Marcus Wyatt’s ZAR Jazz Orchestra Into Dust: situation normal, all fired up

“What could be more mysterious than a work of music?” writes US jazz critic Ted Gioia. “When the aliens arrive from their distant galaxy, they won’t have much trouble understanding our food, sex and politics – those all make perfect sense. But they will scratch their green scaly heads at why people plug music into their ears or get up and dance when the band starts to play. ‘Captain, we are unable to decipher the messages hidden in these three-minute bursts of sound and the earthlings refuse to give us the code.’ (…) And jazz performance may puzzle them most of all. What could be stranger than a band playing the identical song, night after night, but making it sound different each time?” (https://www.amazon.com/How-Listen-Jazz-Ted-Gioia/dp/0465060897 )

Gioia has it right, of course. The shock of jazz’s new happens in process, in the moment, in the playing, whatever the repertoire and players. That often makes it hard for music writers – constantly pressured for news only of fads and ephemera to keep their platform ahead of FOMO – to place stories about a collection of known players working brilliantly in a known format.

Into Dust.jpg
cover artwork by Romy Brauteseth

Which may explain why the second, double-album release from Marcus Wyatt’s ZAR Jazz Orchestra, Into Dust/Waltz for Jozi (https://store.cdbaby.com/cd/marcuswyattthezarjazzorchestra ), released back in July, has barely been mentioned by most South African media, while the same outfit’s “Battle of the Bands” with the Jazz at Lincoln Centre Orchestra at Joy of Jazz last weekend has been name-checked almost everywhere. (It was not any kind of ‘battle’: that’s a zero-sum game, which good music never is. Two very different bands simply alternated. Unsurprisingly, each sounded different from the other. But, hey, novelty!)
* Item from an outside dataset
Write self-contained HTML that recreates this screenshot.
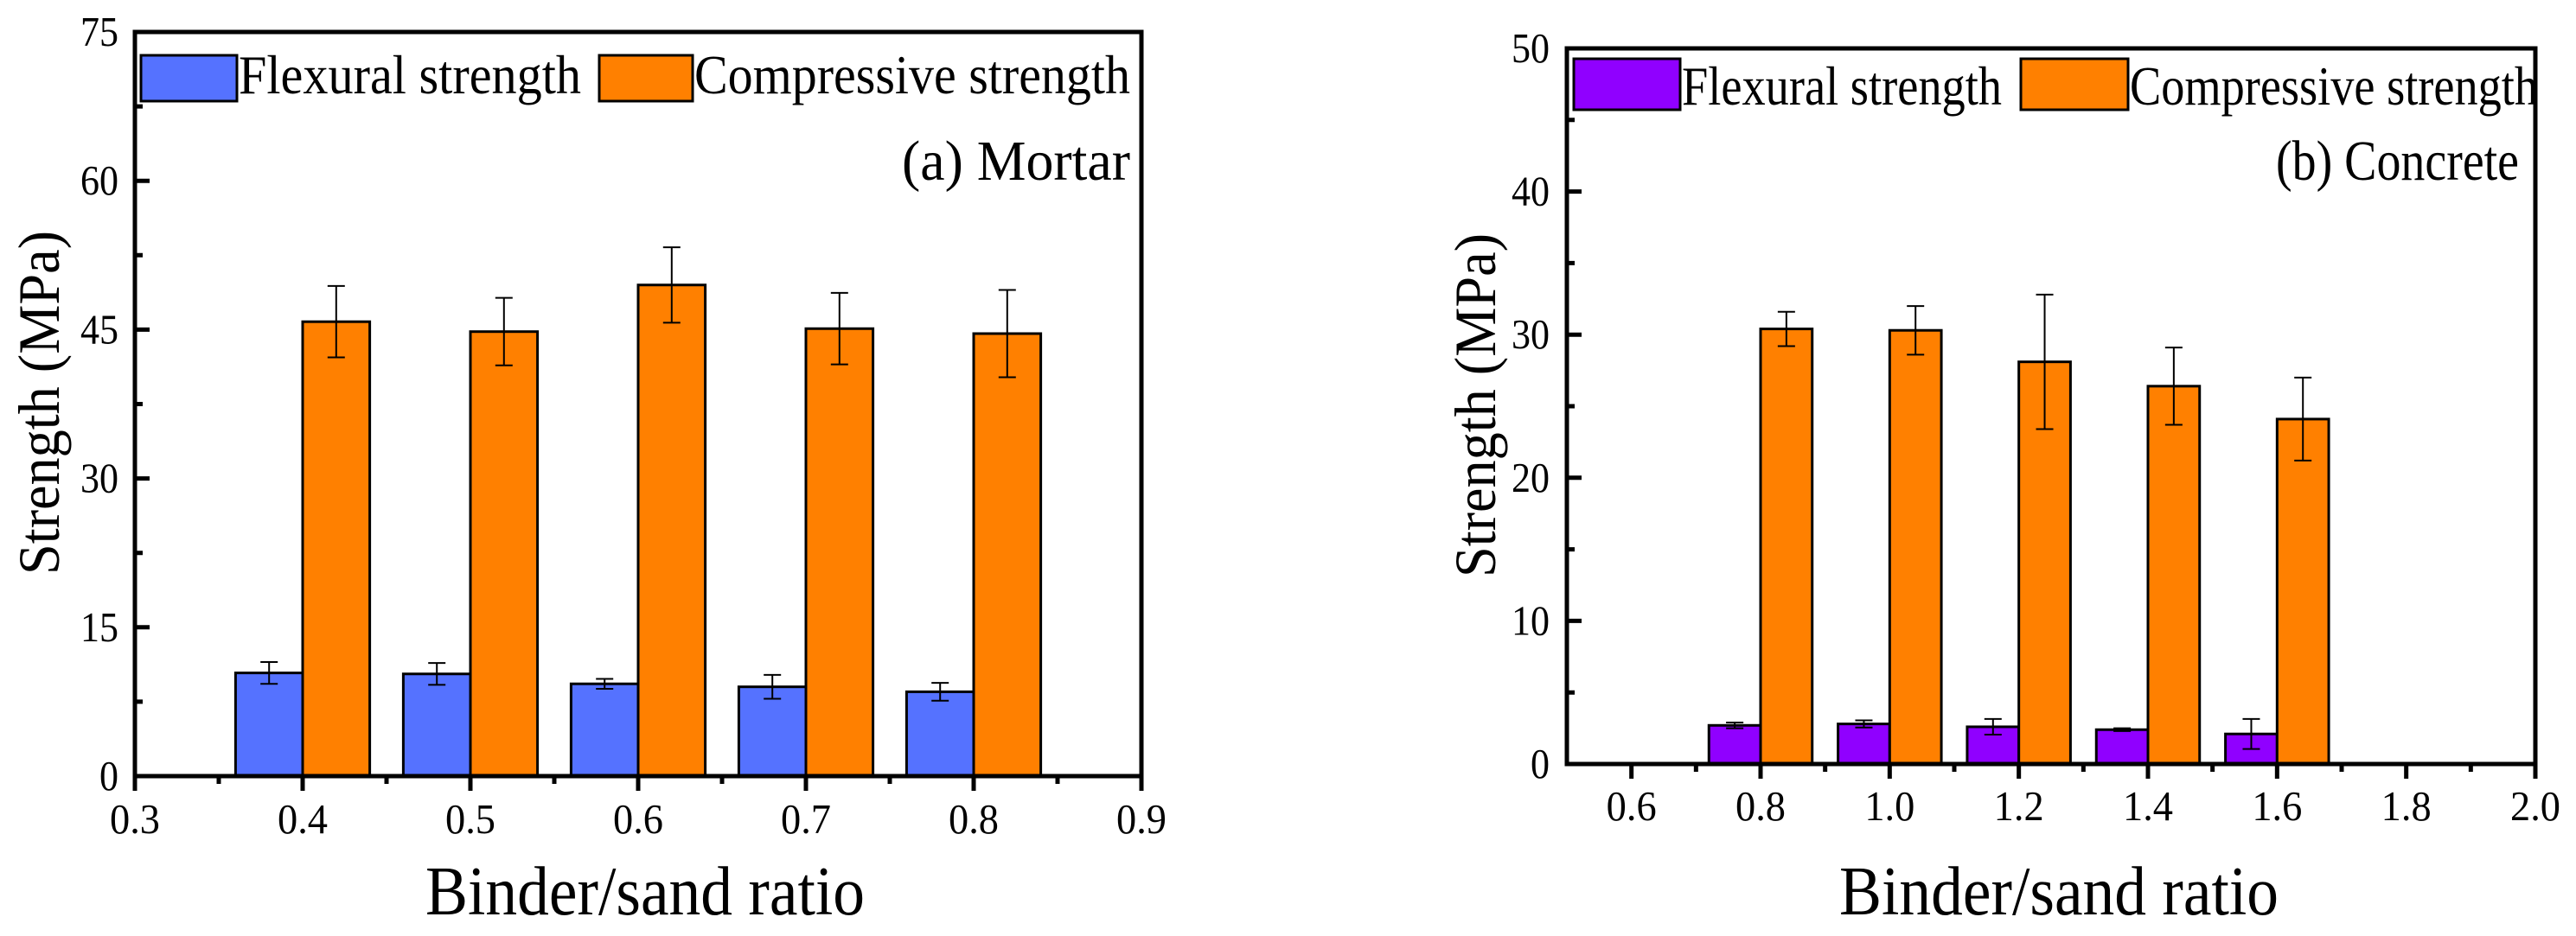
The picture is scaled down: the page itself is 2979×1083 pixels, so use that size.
<!DOCTYPE html>
<html><head><meta charset="utf-8"><style>
html,body{margin:0;padding:0;background:#fff}
svg{display:block;font-family:"Liberation Serif",serif}
</style></head><body>
<svg id="fig" width="2979" height="1083" viewBox="0 0 2979 1083" xmlns="http://www.w3.org/2000/svg"></svg>
<script>
// Panel (a) Mortar
const catsA = [0.4, 0.5, 0.6, 0.7, 0.8];
const flexA = [10.4, 10.3, 9.3, 9.0, 8.5];
const flexErrA = [1.1, 1.1, 0.5, 1.2, 0.9];
const compA = [45.8, 44.8, 49.5, 45.1, 44.6];
const compErrA = [3.6, 3.4, 3.8, 3.6, 4.4];
const xTicksA = ["0.3", "0.4", "0.5", "0.6", "0.7", "0.8", "0.9"];
const yTicksA = ["0", "15", "30", "45", "60", "75"];
// Panel (b) Concrete
const catsB = [0.8, 1.0, 1.2, 1.4, 1.6];
const flexB = [2.7, 2.8, 2.6, 2.4, 2.1];
const flexErrB = [0.2, 0.25, 0.55, 0.1, 1.05];
const compB = [30.4, 30.3, 28.1, 26.4, 24.1];
const compErrB = [1.2, 1.7, 4.7, 2.7, 2.9];
const xTicksB = ["0.6", "0.8", "1.0", "1.2", "1.4", "1.6", "1.8", "2.0"];
const yTicksB = ["0", "10", "20", "30", "40", "50"];

const NS = "http://www.w3.org/2000/svg";
const svg = document.getElementById('fig');
function mk(tag, attrs, parent, text) {
  const e = document.createElementNS(NS, tag);
  for (const k in attrs) e.setAttribute(k, attrs[k]);
  if (text !== undefined) e.textContent = text;
  (parent || svg).appendChild(e);
  return e;
}

function panel(cfg) {
  const g = mk('g', {});
  
  
  const sx = v => cfg.x0 + (v - cfg.xmin) / (cfg.xmax - cfg.xmin) * (cfg.x1 - cfg.x0);
  const sy = v => cfg.y0 - (v - cfg.ymin) / (cfg.ymax - cfg.ymin) * (cfg.y0 - cfg.y1);
  const drawSeries = (vals, errs, off, color, nm) => {
    cfg.cats.forEach((c, i) => {
      const xl = sx(c + off - cfg.bw / 2), xr = sx(c + off + cfg.bw / 2);
      const yt = sy(vals[i]);
      const r = mk('rect', {x: xl, y: yt, width: xr - xl, height: sy(0) - yt, fill: color, stroke: '#000', 'stroke-width': 3}, g);
      
      
      const xc = sx(c + off);
      const eb = mk('path', {d: `M${xc},${sy(vals[i]+errs[i])}V${sy(vals[i]-errs[i])}M${xc-10},${sy(vals[i]+errs[i])}H${xc+10}M${xc-10},${sy(vals[i]-errs[i])}H${xc+10}`, stroke: '#000', 'stroke-width': 2, fill: 'none'}, g);
      
      
    });
  };
  drawSeries(cfg.flex, cfg.flexErr, -cfg.bw / 2, cfg.flexColor, 'flexural');
  drawSeries(cfg.comp, cfg.compErr, cfg.bw / 2, '#ff8000', 'compressive');
  const fr = mk('rect', {x: cfg.x0, y: cfg.y1, width: cfg.x1 - cfg.x0, height: cfg.y0 - cfg.y1, fill: 'none', stroke: '#000', 'stroke-width': 5}, g);
  
  
  const xs = cfg.xTicks.map(Number);
  const step = xs[1] - xs[0];
  let d = '';
  xs.forEach(v => { d += `M${sx(v)},${cfg.y0}v17`; });
  for (let i = 0; i < xs.length; i++) {
    [xs[i] - step / 2, xs[i] + step / 2].forEach(m => {
      if (m > cfg.xmin + 1e-6 && m < cfg.xmax - 1e-6 && (i === 0 || m > xs[i])) d += `M${sx(m)},${cfg.y0}v9`;
    });
  }
  const ys = cfg.yTicks.map(Number);
  const ystep = ys[1] - ys[0];
  ys.forEach(v => { d += `M${cfg.x0},${sy(v)}h17`; });
  ys.slice(0, -1).forEach(v => { d += `M${cfg.x0},${sy(v + ystep / 2)}h9`; });
  const tk = mk('path', {d: d, stroke: '#000', 'stroke-width': 5, fill: 'none'}, g);
  
  
  cfg.xTicks.forEach(t => {
    const e = mk('text', {x: sx(Number(t)), y: cfg.xLabBase, 'font-size': 49, 'text-anchor': 'middle', textLength: 58, lengthAdjust: 'spacingAndGlyphs'}, g, t);
    
    
  });
  cfg.yTicks.forEach(t => {
    const e = mk('text', {x: cfg.yLabRight, y: sy(Number(t)) + 16, 'font-size': 49, 'text-anchor': 'end', textLength: t.length * 22, lengthAdjust: 'spacingAndGlyphs'}, g, t);
    
    
  });
  const xt = mk('text', {x: cfg.xTitleX, y: 1058, 'font-size': 80, 'text-anchor': 'middle', textLength: 508, lengthAdjust: 'spacingAndGlyphs'}, g, 'Binder/sand ratio');
  
  
  const yt = mk('text', {x: 0, y: 0, 'font-size': 68, 'text-anchor': 'middle', textLength: 398, lengthAdjust: 'spacingAndGlyphs', transform: `translate(${cfg.yTitleX},${cfg.yTitleY}) rotate(-90)`}, g, 'Strength (MPa)');
  
  
  const L = cfg.leg;
  const l1 = mk('rect', {x: L.r1[0], y: L.ry[0], width: L.r1[1] - L.r1[0], height: L.ry[1] - L.ry[0], fill: cfg.flexColor, stroke: '#000', 'stroke-width': 3}, g);
  
  
  const t1 = mk('text', {x: L.r1[1] + 2, y: L.base, 'font-size': 64, textLength: L.t1w, lengthAdjust: 'spacingAndGlyphs'}, g, 'Flexural strength');
  
  
  const l2 = mk('rect', {x: L.r2[0], y: L.ry[0], width: L.r2[1] - L.r2[0], height: L.ry[1] - L.ry[0], fill: '#ff8000', stroke: '#000', 'stroke-width': 3}, g);
  
  
  const t2 = mk('text', {x: L.r2[1] + 2, y: L.base, 'font-size': 64, textLength: L.t2w, lengthAdjust: 'spacingAndGlyphs'}, g, 'Compressive strength');
  
  
  const pt = mk('text', {x: cfg.ptX, y: 208, 'font-size': 66, 'text-anchor': 'end', textLength: cfg.ptW, lengthAdjust: 'spacingAndGlyphs'}, g, cfg.panelTitle);
  
  
}

panel({name: 'panel-a-mortar', cats: catsA, flex: flexA, flexErr: flexErrA, comp: compA, compErr: compErrA,
  xTicks: xTicksA, yTicks: yTicksA, xmin: 0.3, xmax: 0.9, ymin: 0, ymax: 75, bw: 0.04,
  x0: 156, x1: 1320, y0: 898, y1: 37, flexColor: '#5572ff', xLabBase: 964, yLabRight: 137,
  xTitleX: 746, yTitleX: 68, yTitleY: 466, ptX: 1307, ptW: 264, panelTitle: '(a) Mortar',
  leg: {r1: [163, 274], r2: [693, 801], ry: [64, 117], base: 108, t1w: 396, t2w: 504}});
panel({name: 'panel-b-concrete', cats: catsB, flex: flexB, flexErr: flexErrB, comp: compB, compErr: compErrB,
  xTicks: xTicksB, yTicks: yTicksB, xmin: 0.5, xmax: 2.0, ymin: 0, ymax: 50, bw: 0.08,
  x0: 1812, x1: 2932, y0: 884, y1: 56, flexColor: '#9000ff', xLabBase: 949, yLabRight: 1792,
  xTitleX: 2381, yTitleX: 1729, yTitleY: 469, ptX: 2913, ptW: 281, panelTitle: '(b) Concrete',
  leg: {r1: [1820, 1943], r2: [2337, 2461], ry: [68, 127], base: 121, t1w: 370, t2w: 472}});
</script>
</body></html>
So let’s start with a declaration. The ZAR Jazz Orchestra does, across two CDs, pretty well what you’d expect from 20 skilled and experienced jazz players using the conventional array of instruments and working in a live club setting. (The album was recorded at the Orbit). Of the 11 tracks, a handful have already been heard on Wyatt’s earlier albums while one, Feya Faku’s Peddie’s Place, is a much-played part of that latter hornman’s repertoire.Waltzf Joz.jpg

Nothing to see here, then: move along, please. Except that new things hit you …oh, about every couple of minutes.
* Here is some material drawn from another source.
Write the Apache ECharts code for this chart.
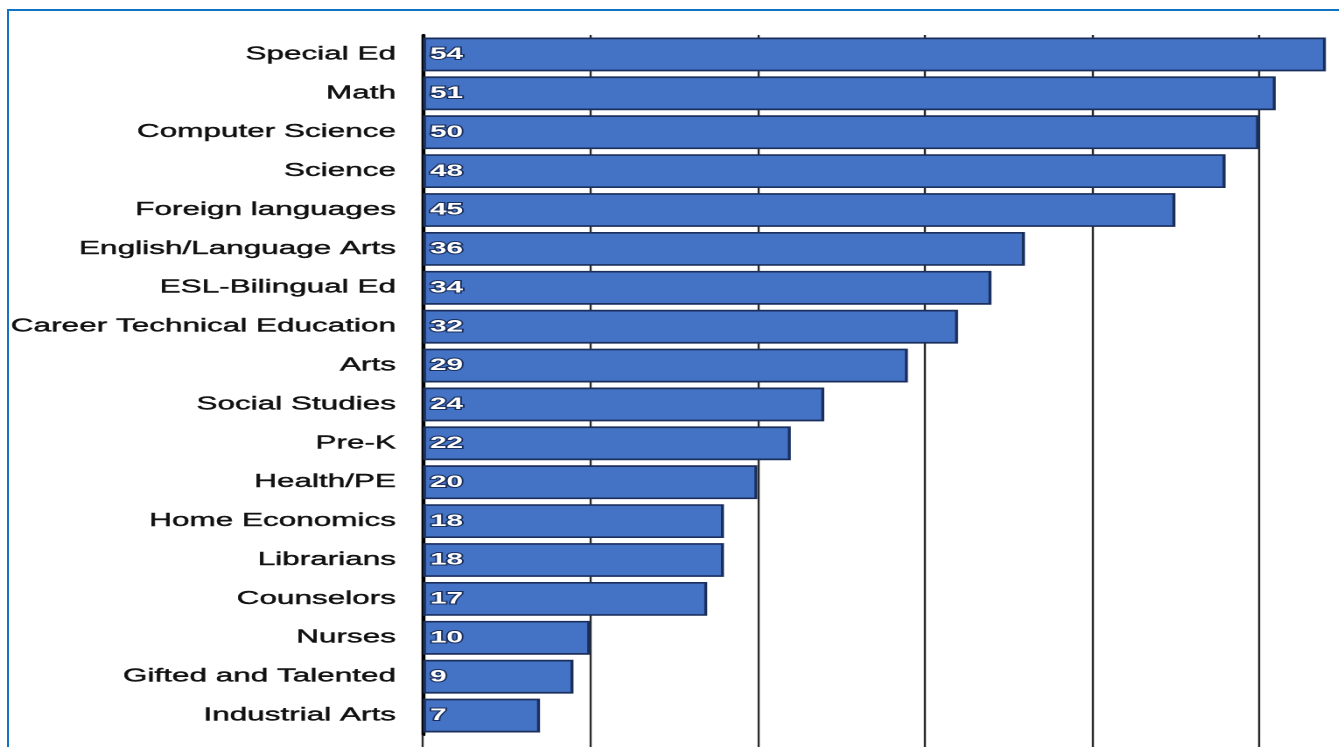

First, Wyatt doesn’t run his big-band like a regiment. You’ll hear the expected gorgeous textural contrasts of massed instruments against solo sounds – but there’s no predictable order for who solos when, or which sections’ sound is foregrounded. Rather it’s whose voice and spirit suits which number, and so we have the lyricism of Bokani Dyer on the opener, Connected; Sydney Mavundla’s horn rather than Wyatt’s on Klipdrift Cinderella, and reedman Linda Sikhakhane bringing his fire to Peddie’s Place. (Sikhakhane is also a surprise in his own right, because, studying overseas, he’s recently been heard far too rarely on South African albums.)

Marc & romy
Wyatt & bassist Romy Brauteseth

Second, numbers initially recorded with smaller ensembles sound completely different using all the colours a big-band puts at the arranger’s disposal. The dynamics of Into Dust, for example, in its first outing on the 2013 One Life in the Sun create a lean, sinewy camel-race of a sound, with Domenic Egli’s clattering drums way out front. On the ZAR recording, by contrast, the number becomes a travelling conversation between drum and horns towards a more mysterious end-point .
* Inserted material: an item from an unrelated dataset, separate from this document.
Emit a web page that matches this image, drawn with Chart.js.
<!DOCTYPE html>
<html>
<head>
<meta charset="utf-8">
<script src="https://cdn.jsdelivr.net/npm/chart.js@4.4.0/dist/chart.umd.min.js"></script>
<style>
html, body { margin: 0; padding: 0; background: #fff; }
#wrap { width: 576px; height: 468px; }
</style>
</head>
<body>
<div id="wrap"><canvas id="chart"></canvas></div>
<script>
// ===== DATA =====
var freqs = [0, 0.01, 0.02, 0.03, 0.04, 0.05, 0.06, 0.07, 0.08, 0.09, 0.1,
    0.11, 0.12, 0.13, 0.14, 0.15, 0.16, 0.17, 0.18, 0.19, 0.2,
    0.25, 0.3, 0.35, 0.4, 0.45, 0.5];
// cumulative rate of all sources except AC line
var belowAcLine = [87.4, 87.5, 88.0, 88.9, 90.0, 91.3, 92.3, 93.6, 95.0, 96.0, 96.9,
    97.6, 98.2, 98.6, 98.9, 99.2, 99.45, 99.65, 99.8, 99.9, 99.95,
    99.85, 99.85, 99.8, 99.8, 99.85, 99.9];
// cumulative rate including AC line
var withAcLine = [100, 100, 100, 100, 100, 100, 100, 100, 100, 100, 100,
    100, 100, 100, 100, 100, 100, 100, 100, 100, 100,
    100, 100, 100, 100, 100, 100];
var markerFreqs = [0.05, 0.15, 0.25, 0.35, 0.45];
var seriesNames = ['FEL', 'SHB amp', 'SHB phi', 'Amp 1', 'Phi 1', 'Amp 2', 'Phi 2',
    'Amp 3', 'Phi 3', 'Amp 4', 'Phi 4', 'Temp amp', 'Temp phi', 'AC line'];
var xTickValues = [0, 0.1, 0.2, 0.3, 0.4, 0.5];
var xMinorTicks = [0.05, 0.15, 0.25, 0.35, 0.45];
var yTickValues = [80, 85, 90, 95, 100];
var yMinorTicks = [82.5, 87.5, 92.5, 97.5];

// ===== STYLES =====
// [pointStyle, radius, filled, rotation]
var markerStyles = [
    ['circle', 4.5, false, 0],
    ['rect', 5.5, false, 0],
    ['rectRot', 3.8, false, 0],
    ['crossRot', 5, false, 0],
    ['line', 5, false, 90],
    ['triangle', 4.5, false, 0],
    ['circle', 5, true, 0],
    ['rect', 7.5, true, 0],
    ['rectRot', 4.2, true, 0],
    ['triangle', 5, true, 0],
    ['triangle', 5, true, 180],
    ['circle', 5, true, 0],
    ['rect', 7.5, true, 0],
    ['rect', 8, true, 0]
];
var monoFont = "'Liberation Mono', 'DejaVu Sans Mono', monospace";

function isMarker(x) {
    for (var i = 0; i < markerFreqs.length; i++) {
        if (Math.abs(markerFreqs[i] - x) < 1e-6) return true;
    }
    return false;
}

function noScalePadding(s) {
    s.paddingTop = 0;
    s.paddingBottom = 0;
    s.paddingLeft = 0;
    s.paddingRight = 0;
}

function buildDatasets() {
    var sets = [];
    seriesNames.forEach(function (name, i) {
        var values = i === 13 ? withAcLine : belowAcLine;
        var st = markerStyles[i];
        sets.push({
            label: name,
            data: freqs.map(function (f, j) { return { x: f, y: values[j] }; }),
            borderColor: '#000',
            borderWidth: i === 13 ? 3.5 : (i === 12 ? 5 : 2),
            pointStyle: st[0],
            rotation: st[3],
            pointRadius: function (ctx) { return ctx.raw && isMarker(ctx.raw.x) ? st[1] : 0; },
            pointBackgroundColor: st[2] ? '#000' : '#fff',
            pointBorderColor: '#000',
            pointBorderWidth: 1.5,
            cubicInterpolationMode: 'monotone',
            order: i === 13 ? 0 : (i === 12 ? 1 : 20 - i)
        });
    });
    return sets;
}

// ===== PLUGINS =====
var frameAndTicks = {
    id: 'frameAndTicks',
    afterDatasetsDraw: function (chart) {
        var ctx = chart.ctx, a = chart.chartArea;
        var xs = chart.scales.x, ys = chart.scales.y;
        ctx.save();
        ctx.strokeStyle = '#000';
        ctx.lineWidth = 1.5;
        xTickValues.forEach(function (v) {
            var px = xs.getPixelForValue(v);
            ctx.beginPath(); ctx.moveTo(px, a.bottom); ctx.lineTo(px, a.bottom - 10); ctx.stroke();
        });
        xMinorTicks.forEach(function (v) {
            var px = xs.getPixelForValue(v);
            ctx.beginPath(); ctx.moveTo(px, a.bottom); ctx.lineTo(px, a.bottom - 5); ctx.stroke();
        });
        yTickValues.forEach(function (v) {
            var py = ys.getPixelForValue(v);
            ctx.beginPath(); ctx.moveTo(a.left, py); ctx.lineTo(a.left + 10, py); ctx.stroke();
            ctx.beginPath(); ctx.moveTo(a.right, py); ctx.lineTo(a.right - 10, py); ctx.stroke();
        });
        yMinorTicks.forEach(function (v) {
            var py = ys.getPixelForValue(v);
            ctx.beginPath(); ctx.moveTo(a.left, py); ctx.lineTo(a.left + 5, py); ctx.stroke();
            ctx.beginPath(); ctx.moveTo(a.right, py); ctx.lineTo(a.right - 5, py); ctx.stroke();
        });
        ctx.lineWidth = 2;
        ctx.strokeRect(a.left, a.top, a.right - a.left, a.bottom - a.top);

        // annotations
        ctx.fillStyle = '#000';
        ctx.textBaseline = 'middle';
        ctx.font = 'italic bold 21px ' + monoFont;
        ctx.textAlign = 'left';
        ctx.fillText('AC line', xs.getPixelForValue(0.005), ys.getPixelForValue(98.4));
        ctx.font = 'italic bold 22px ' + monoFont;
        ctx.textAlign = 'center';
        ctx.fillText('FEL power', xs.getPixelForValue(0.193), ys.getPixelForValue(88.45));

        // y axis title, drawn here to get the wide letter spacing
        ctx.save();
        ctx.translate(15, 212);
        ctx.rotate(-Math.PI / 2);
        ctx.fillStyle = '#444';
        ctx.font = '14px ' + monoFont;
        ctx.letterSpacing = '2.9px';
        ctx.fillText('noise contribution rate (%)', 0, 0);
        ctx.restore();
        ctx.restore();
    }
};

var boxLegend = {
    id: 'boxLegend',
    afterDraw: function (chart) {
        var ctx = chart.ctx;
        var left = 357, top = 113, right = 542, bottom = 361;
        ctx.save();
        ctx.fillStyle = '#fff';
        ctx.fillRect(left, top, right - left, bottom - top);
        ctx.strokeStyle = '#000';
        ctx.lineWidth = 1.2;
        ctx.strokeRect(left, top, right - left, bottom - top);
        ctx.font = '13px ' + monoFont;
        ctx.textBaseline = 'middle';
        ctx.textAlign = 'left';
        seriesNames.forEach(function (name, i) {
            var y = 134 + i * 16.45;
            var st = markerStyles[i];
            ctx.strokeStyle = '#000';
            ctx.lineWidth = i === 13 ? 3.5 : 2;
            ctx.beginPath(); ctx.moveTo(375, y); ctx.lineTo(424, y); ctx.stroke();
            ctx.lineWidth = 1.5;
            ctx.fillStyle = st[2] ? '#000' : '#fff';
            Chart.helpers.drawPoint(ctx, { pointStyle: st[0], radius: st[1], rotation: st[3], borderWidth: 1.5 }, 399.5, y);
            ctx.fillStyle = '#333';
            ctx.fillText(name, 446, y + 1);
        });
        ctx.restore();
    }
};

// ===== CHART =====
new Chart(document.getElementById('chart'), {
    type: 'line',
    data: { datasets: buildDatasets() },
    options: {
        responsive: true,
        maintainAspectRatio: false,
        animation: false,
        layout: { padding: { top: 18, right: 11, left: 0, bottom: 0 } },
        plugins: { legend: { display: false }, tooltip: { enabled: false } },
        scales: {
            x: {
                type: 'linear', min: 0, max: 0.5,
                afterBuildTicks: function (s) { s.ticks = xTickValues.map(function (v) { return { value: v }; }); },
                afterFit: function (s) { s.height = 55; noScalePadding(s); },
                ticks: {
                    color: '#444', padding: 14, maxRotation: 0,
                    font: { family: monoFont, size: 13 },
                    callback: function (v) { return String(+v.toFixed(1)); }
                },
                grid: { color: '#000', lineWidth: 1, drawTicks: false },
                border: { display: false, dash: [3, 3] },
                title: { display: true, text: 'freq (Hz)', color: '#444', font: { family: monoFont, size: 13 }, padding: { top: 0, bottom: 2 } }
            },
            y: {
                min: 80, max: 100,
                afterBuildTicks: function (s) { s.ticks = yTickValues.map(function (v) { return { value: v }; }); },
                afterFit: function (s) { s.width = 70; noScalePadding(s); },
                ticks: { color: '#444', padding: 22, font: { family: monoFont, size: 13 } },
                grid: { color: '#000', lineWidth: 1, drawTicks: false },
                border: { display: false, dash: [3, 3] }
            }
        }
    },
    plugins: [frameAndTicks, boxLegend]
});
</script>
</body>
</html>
That’s one aspect of the important work ZAR is doing: affirming and building the South African standard repertoire. New tunes enter the canon when a big-band arrangement demonstrates their robustness – Wyatt’s own Mali is probably a strong contender here. More established numbers, such as Peddie’s Place, have their position in the canon strengthened every time they are made to sound fresh again in a new context.

No big-band can survive without something perfectly imperfect going on between bass and drums, and the teamwork of Romy Brauteseth and Marlon Witbooi more than fills the bill. It’s hard to explain: you don’t want drum and bass marching in perfect lock-step – that takes us back to big-band as regiment again. What you need is a minute, perfectly-judged tension between the rhythm patterns of the two instruments. Brauteseth and Witbooi create that and never lose it. Your ears might not detect it under the volume of other instrumental sounds, but it’s that springy musical tension that holds the whole shebang together and moves it along. Getting that so superbly right makes Into Dust/Waltz for Jozi an energetic and energising listen, despite its coming from 20 players largely sitting down.

marlon
Drummer Marlon Witbooi

I’m still in awe of Wyatt’s ability as leader to hold such an expensive, unwieldy beast as a big-band together, and even marshal the resources to record it – twice, now. I also hope he doesn’t desert the smaller formats, because, as this release demonstrates, those more spontaneous outfits can be where great new tunes and ideas are first born. But Into Dust, like its ZAR Jazz Orchestra predecessor, has to be a strong contender for the next SAMA, for delivering exactly what admirers of jazz big bands hope for.